Given data:
::::::::
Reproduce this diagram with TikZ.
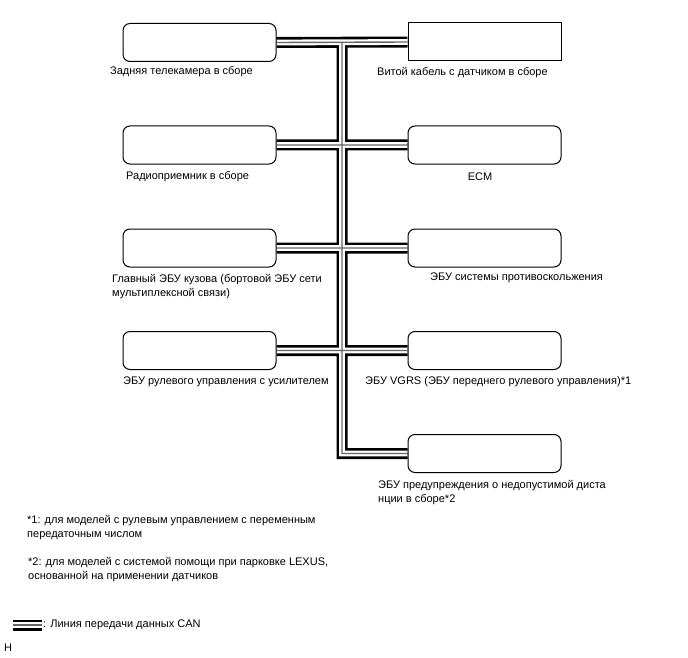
\documentclass[tikz,border=0pt]{standalone}
\usepackage{fontspec}
\setmainfont{Liberation Sans}
\usetikzlibrary{backgrounds}
\tikzset{
    % ECU box
    ecu/.style={
        draw, fill=white, line width=1pt, rounded corners=7pt,
        minimum width=153pt, minimum height=38pt, inner sep=0pt
    },
    squareecu/.style={ecu, sharp corners},
    % text under a box
    lbl/.style={anchor=west, inner sep=0pt, align=left,
        font=\fontsize{11}{14}\selectfont},
    % CAN line: black, white, thin grey centre
    canbus/.style={draw=white, line width=5.8pt, line join=miter,
        preaction={draw=black, line width=11pt},
        postaction={draw=black!60, line width=1.4pt}},
}

\begin{document}
\begin{tikzpicture}[x=1pt,y=-1pt]
      \useasboundingbox (0,0) rectangle (688,658);
      % left column
      \node[ecu] (cam)   at (199.5,42.5)  {};
      \node[ecu] (radio) at (199.5,145)   {};
      \node[ecu] (body)  at (199.5,248)   {};
      \node[ecu] (eps)   at (199.5,350.5) {};
      % right column
      \node[squareecu] (twist) at (484.5,42) {};
      \node[ecu] (ecm)   at (484.5,145)   {};
      \node[ecu] (abs)   at (484.5,248)   {};
      \node[ecu] (vgrs)  at (484.5,350.5) {};
      \node[ecu] (prx)   at (484.5,453.5) {};
      % bus trunk
      \coordinate (top)  at (342,42.5);
      \coordinate (bend) at (342,453.5);
      \begin{scope}[on background layer]
        \draw[canbus] (cam.east) -- (twist.west)
                      (radio.east) -- (ecm.west)
                      (body.east) -- (abs.west)
                      (eps.east) -- (vgrs.west)
                      (top) -- (bend) -- (prx.west);
      \end{scope}
      % labels
      \node[lbl] (camtxt)   at (110,72)  {Задняя телекамера в сборе};
      \node[lbl] (twisttxt) at (377,73)  {Витой кабель с датчиком в сборе};
      \node[lbl] (radiotxt) at (126,177) {Радиоприемник в сборе};
      \node[lbl,anchor=center] (ecmtxt) at (480,177) {ECM};
      \node[lbl] (bodytxt)  at (112,286.5) {Главный ЭБУ кузова (бортовой ЭБУ сети\\мультиплексной связи)};
      \node[lbl] (abstxt)   at (430,278) {ЭБУ системы противоскольжения};
      \node[lbl] (epstxt)   at (123,382) {ЭБУ рулевого управления с усилителем};
      \node[lbl] (vgrstxt)  at (365,382) {ЭБУ VGRS (ЭБУ переднего рулевого управления)*1};
      \node[lbl] (prxtxt)   at (378,493) {ЭБУ предупреждения о недопустимой диста\\нции в сборе*2};
      % footnotes
      \node[lbl] (fn1) at (27,527.5) {*1: для моделей с рулевым управлением с переменным\\передаточным числом};
      \node[lbl] (fn2) at (28,569.5) {*2: для моделей с системой помощи при парковке LEXUS,\\основанной на применении датчиков};
      % legend
      \coordinate (lgA) at (13,625);
      \coordinate (lgB) at (42,625);
      \draw[canbus] (lgA) -- (lgB);
      \node[lbl] (lgtxt) at (43,625) {: Линия передачи данных CAN};
      \node[lbl] (mark) at (4,648) {H};
\end{tikzpicture}
\end{document}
::::::::
Goal: Reproduce the material above in full and without alteration, but skip all pictures.

Result below:
Reproduce this diagram with TikZ.
\documentclass[tikz,border=0pt]{standalone}
\usepackage{fontspec}
\setmainfont{Liberation Sans}
\usetikzlibrary{backgrounds}
\tikzset{
    % ECU box
    ecu/.style={
        draw, fill=white, line width=1pt, rounded corners=7pt,
        minimum width=153pt, minimum height=38pt, inner sep=0pt
    },
    squareecu/.style={ecu, sharp corners},
    % text under a box
    lbl/.style={anchor=west, inner sep=0pt, align=left,
        font=\fontsize{11}{14}\selectfont},
    % CAN line: black, white, thin grey centre
    canbus/.style={draw=white, line width=5.8pt, line join=miter,
        preaction={draw=black, line width=11pt},
        postaction={draw=black!60, line width=1.4pt}},
}

\begin{document}
\begin{tikzpicture}[x=1pt,y=-1pt]
      \useasboundingbox (0,0) rectangle (688,658);
      % left column
      \node[ecu] (cam)   at (199.5,42.5)  {};
      \node[ecu] (radio) at (199.5,145)   {};
      \node[ecu] (body)  at (199.5,248)   {};
      \node[ecu] (eps)   at (199.5,350.5) {};
      % right column
      \node[squareecu] (twist) at (484.5,42) {};
      \node[ecu] (ecm)   at (484.5,145)   {};
      \node[ecu] (abs)   at (484.5,248)   {};
      \node[ecu] (vgrs)  at (484.5,350.5) {};
      \node[ecu] (prx)   at (484.5,453.5) {};
      % bus trunk
      \coordinate (top)  at (342,42.5);
      \coordinate (bend) at (342,453.5);
      \begin{scope}[on background layer]
        \draw[canbus] (cam.east) -- (twist.west)
                      (radio.east) -- (ecm.west)
                      (body.east) -- (abs.west)
                      (eps.east) -- (vgrs.west)
                      (top) -- (bend) -- (prx.west);
      \end{scope}
      % labels
      \node[lbl] (camtxt)   at (110,72)  {Задняя телекамера в сборе};
      \node[lbl] (twisttxt) at (377,73)  {Витой кабель с датчиком в сборе};
      \node[lbl] (radiotxt) at (126,177) {Радиоприемник в сборе};
      \node[lbl,anchor=center] (ecmtxt) at (480,177) {ECM};
      \node[lbl] (bodytxt)  at (112,286.5) {Главный ЭБУ кузова (бортовой ЭБУ сети\\мультиплексной связи)};
      \node[lbl] (abstxt)   at (430,278) {ЭБУ системы противоскольжения};
      \node[lbl] (epstxt)   at (123,382) {ЭБУ рулевого управления с усилителем};
      \node[lbl] (vgrstxt)  at (365,382) {ЭБУ VGRS (ЭБУ переднего рулевого управления)*1};
      \node[lbl] (prxtxt)   at (378,493) {ЭБУ предупреждения о недопустимой диста\\нции в сборе*2};
      % footnotes
      \node[lbl] (fn1) at (27,527.5) {*1: для моделей с рулевым управлением с переменным\\передаточным числом};
      \node[lbl] (fn2) at (28,569.5) {*2: для моделей с системой помощи при парковке LEXUS,\\основанной на применении датчиков};
      % legend
      \coordinate (lgA) at (13,625);
      \coordinate (lgB) at (42,625);
      \draw[canbus] (lgA) -- (lgB);
      \node[lbl] (lgtxt) at (43,625) {: Линия передачи данных CAN};
      \node[lbl] (mark) at (4,648) {H};
\end{tikzpicture}
\end{document}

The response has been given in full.